● **Work instructions**:
Print exactly the lines from the first one down to the line that contains "y_ticks = [0, 5, 10, 15, 20, 25, 30, 35, 40]", both included, and skip the pictures.

● **Supplied data**:
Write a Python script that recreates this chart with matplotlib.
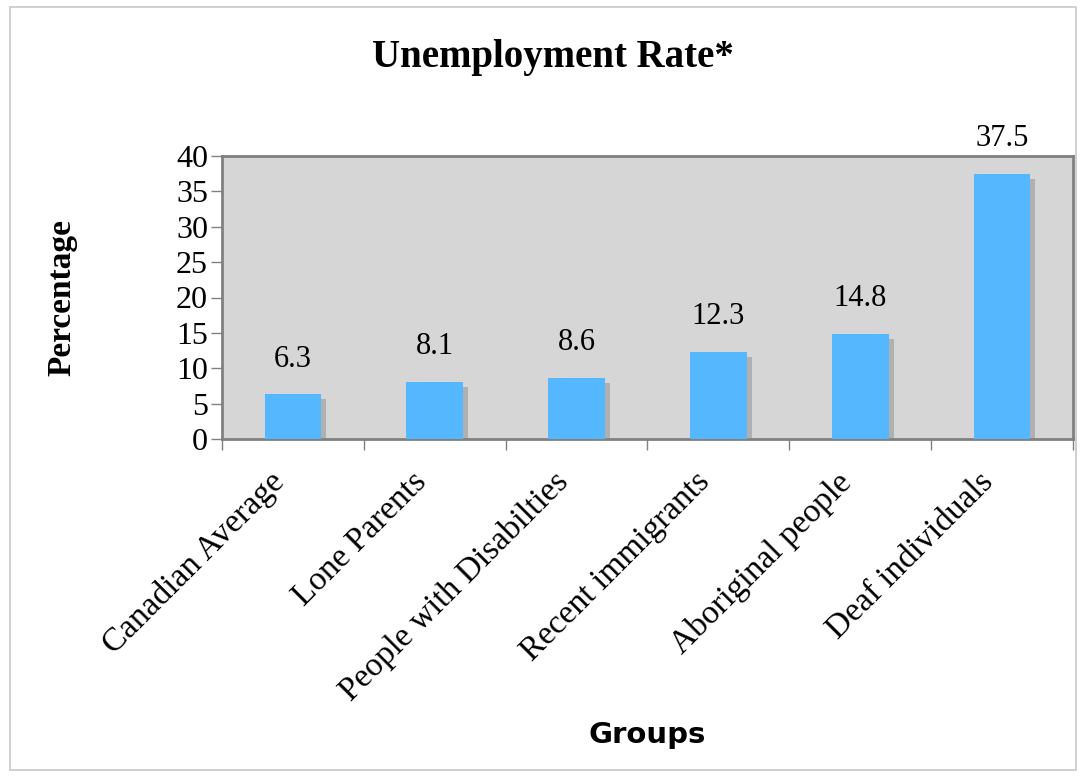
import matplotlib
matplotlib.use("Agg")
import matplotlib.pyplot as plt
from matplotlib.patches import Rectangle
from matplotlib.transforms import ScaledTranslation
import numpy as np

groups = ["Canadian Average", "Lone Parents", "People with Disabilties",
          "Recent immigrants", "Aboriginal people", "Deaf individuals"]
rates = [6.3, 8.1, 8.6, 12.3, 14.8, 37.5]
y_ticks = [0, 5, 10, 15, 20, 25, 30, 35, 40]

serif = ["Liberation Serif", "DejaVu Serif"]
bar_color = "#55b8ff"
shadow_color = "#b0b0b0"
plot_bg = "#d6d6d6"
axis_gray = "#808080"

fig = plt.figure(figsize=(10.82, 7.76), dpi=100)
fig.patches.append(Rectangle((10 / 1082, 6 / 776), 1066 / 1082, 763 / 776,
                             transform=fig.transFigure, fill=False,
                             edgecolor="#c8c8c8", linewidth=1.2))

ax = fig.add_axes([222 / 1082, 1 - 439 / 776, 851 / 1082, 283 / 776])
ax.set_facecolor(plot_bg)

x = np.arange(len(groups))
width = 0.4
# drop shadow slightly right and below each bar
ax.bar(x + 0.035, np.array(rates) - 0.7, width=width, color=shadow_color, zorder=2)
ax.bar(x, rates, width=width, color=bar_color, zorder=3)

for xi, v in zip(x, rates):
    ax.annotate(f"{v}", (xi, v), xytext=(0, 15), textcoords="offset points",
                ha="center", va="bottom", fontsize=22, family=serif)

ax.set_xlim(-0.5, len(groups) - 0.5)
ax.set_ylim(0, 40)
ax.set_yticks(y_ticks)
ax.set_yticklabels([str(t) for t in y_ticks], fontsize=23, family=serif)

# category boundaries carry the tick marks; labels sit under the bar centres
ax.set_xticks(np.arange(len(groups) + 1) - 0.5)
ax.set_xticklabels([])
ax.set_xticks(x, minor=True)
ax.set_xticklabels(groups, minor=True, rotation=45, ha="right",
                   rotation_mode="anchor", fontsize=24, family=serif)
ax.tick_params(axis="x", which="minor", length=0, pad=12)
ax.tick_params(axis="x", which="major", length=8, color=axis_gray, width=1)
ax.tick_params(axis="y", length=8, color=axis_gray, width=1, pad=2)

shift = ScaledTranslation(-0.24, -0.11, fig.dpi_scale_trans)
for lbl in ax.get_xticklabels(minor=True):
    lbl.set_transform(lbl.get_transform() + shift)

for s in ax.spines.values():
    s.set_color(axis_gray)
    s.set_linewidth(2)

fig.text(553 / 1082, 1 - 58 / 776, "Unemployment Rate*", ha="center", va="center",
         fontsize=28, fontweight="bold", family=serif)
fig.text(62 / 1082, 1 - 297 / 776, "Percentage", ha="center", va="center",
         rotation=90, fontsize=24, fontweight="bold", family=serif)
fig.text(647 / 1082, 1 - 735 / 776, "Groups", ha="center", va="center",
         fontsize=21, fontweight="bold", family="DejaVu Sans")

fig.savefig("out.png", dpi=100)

● **The solution**:
Write a Python script that recreates this chart with matplotlib.
import matplotlib
matplotlib.use("Agg")
import matplotlib.pyplot as plt
from matplotlib.patches import Rectangle
from matplotlib.transforms import ScaledTranslation
import numpy as np

groups = ["Canadian Average", "Lone Parents", "People with Disabilties",
          "Recent immigrants", "Aboriginal people", "Deaf individuals"]
rates = [6.3, 8.1, 8.6, 12.3, 14.8, 37.5]
y_ticks = [0, 5, 10, 15, 20, 25, 30, 35, 40]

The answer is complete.